When the disaster strikes: Gendered (im)mobility in Bangladesh

Article
  • 2020•05•25

    Sonja Ayeb-Karlsson

    Gender influences people’s behaviour in various ways. This study investigates gendered (im)
    mobility during cyclone strikes in Bangladesh. During such strikes people have described being
    unable to move away from environmentally high-risk locations and situations. The Q-based
    Discourse Analysis used by this study shows how and why gender-roles (im)mobilised people in
    three coastal locations during the cyclones. People (and especially women) explained that failing
    to evacuate to the cyclone shelters when a disaster strikes was not uncommon. Gender, or
    feminine and masculine social roles, played a significant role in these evacuation decisions while
    facilitating or constraining their mobility. The gendered subjectivities presented different accepted social behaviours and spaces for women and men.
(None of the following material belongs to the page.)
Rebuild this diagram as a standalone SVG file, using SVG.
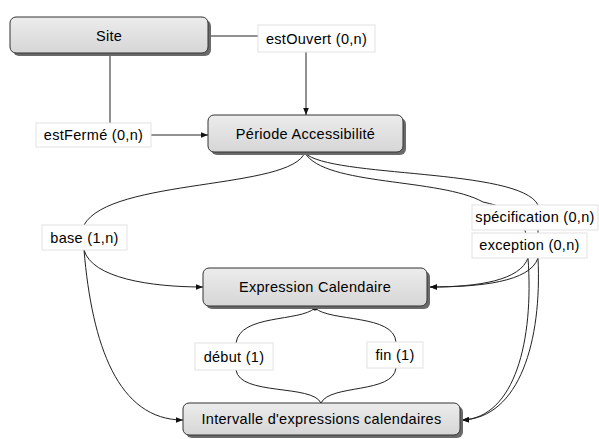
<svg xmlns="http://www.w3.org/2000/svg" width="599" height="439" viewBox="0 0 599 439">
  <style>
    .node .shadow { fill: #6a6a6a; }
    .node .body { fill: url(#nodeFill); stroke: #333; stroke-width: 1; }
    .node text, .label text { font-family: "Liberation Sans", Arial, sans-serif; font-size: 14.5px; letter-spacing: 0.3px; fill: #000; text-anchor: middle; dominant-baseline: central; }
    .label rect { fill: #fff; stroke: #e2e2e2; stroke-width: 1; }
    .edge { fill: none; stroke: #222; stroke-width: 1; }
    .arrow { marker-end: url(#arrowHead); }
  </style>
  <defs>
    <linearGradient id="nodeFill" x1="0" y1="0" x2="0" y2="1">
      <stop offset="0" stop-color="#ececec"/>
      <stop offset="1" stop-color="#d6d6d6"/>
    </linearGradient>
    <marker id="arrowHead" viewBox="0 0 8 8" refX="8" refY="4" markerWidth="7" markerHeight="7" orient="auto" markerUnits="userSpaceOnUse">
      <path d="M0,0.8 L8,4 L0,7.2 Z" fill="#111"/>
    </marker>
  </defs>

  <rect width="599" height="439" fill="#fff"/>

  <!-- connectors -->
  <g id="connectors">
    <!-- Site - estOuvert - Période -->
    <path class="edge" d="M208,36 L258,36"/>
    <path class="edge arrow" d="M306,52 L306,115"/>
    <!-- Site - estFermé - Période -->
    <path class="edge" d="M110,53 L110,123"/>
    <path class="edge arrow" d="M151,135 L208,135"/>
    <!-- base -->
    <path class="edge" d="M305,152 C292,190 110,178 84,225"/>
    <path class="edge arrow" d="M84,250 C92,278 150,287 203,287"/>
    <path class="edge arrow" d="M84,250 C92,345 118,420 183,420"/>
    <!-- spécification -->
    <path class="edge" d="M305,153 C330,178 520,168 538,205 L538,258"/>
    <path class="edge arrow" d="M538,258 C530,282 480,287 430,287"/>
    <path class="edge arrow" d="M538,258 C542,340 520,418 462,420"/>
    <!-- exception -->
    <path class="edge" d="M305,153 C325,186 440,178 483,202 C520,210 528,222 528,258"/>
    <path class="edge arrow" d="M528,258 C520,280 480,287 430,287"/>
    <path class="edge arrow" d="M528,258 C534,340 515,418 462,420"/>
    <!-- début / fin -->
    <path class="edge" d="M315,308 C300,322 240,314 236,343"/>
    <path class="edge" d="M315,308 C330,322 394,314 396,342"/>
    <path class="edge" d="M236,370 C240,396 312,384 321,403"/>
    <path class="edge" d="M396,368 C393,394 330,384 321,403"/>
    <circle cx="315" cy="308" r="2.5" fill="#111"/>
  </g>

  <!-- nodes -->
  <g id="site" class="node">
    <rect class="shadow" x="13" y="20" width="198" height="36" rx="6"/>
    <rect class="body" x="10" y="17" width="198" height="36" rx="6"/>
    <text x="109" y="36">Site</text>
  </g>
  <g id="periode" class="node">
    <rect class="shadow" x="211" y="118" width="195" height="37" rx="6"/>
    <rect class="body" x="208" y="115" width="195" height="37" rx="6"/>
    <text x="305.5" y="134">Période Accessibilité</text>
  </g>
  <g id="expression" class="node">
    <rect class="shadow" x="206" y="271" width="224" height="38" rx="6"/>
    <rect class="body" x="203" y="268" width="224" height="38" rx="6"/>
    <text x="315" y="287">Expression Calendaire</text>
  </g>
  <g id="intervalle" class="node">
    <rect class="shadow" x="186" y="406" width="277" height="32" rx="6"/>
    <rect class="body" x="183" y="403" width="277" height="32" rx="6"/>
    <text x="321.5" y="419">Intervalle d'expressions calendaires</text>
  </g>

  <!-- connector labels -->
  <g id="lbl-estOuvert" class="label">
    <rect x="258" y="25" width="117" height="27"/>
    <text x="316.5" y="39">estOuvert (0,n)</text>
  </g>
  <g id="lbl-estFerme" class="label">
    <rect x="36" y="123" width="115" height="24"/>
    <text x="93.5" y="135">estFermé (0,n)</text>
  </g>
  <g id="lbl-base" class="label">
    <rect x="42" y="225" width="85" height="25"/>
    <text x="84.5" y="238">base (1,n)</text>
  </g>
  <g id="lbl-specification" class="label">
    <rect x="472" y="205" width="126" height="25"/>
    <text x="535" y="217">spécification (0,n)</text>
  </g>
  <g id="lbl-exception" class="label">
    <rect x="472" y="233" width="115" height="25"/>
    <text x="529.5" y="245">exception (0,n)</text>
  </g>
  <g id="lbl-debut" class="label">
    <rect x="195" y="343" width="78" height="27"/>
    <text x="234" y="357">début (1)</text>
  </g>
  <g id="lbl-fin" class="label">
    <rect x="367" y="342" width="56" height="26"/>
    <text x="395" y="355">fin (1)</text>
  </g>
</svg>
In this way, immobility (social, psychological, and geographical) was strongly gendered. Masculine roles were expected to be brave
    and protective, while female ‘mobility’ could be risky. Women’s mobility therefore ended up
    being constrained to the home. In other words, when the disaster strikes, everyone did not have
    the same ability to move. These empirical insights are important to inform climate policy in a
    way that it better supports vulnerable populations worldwide as they confront global environmental changes today and in the future.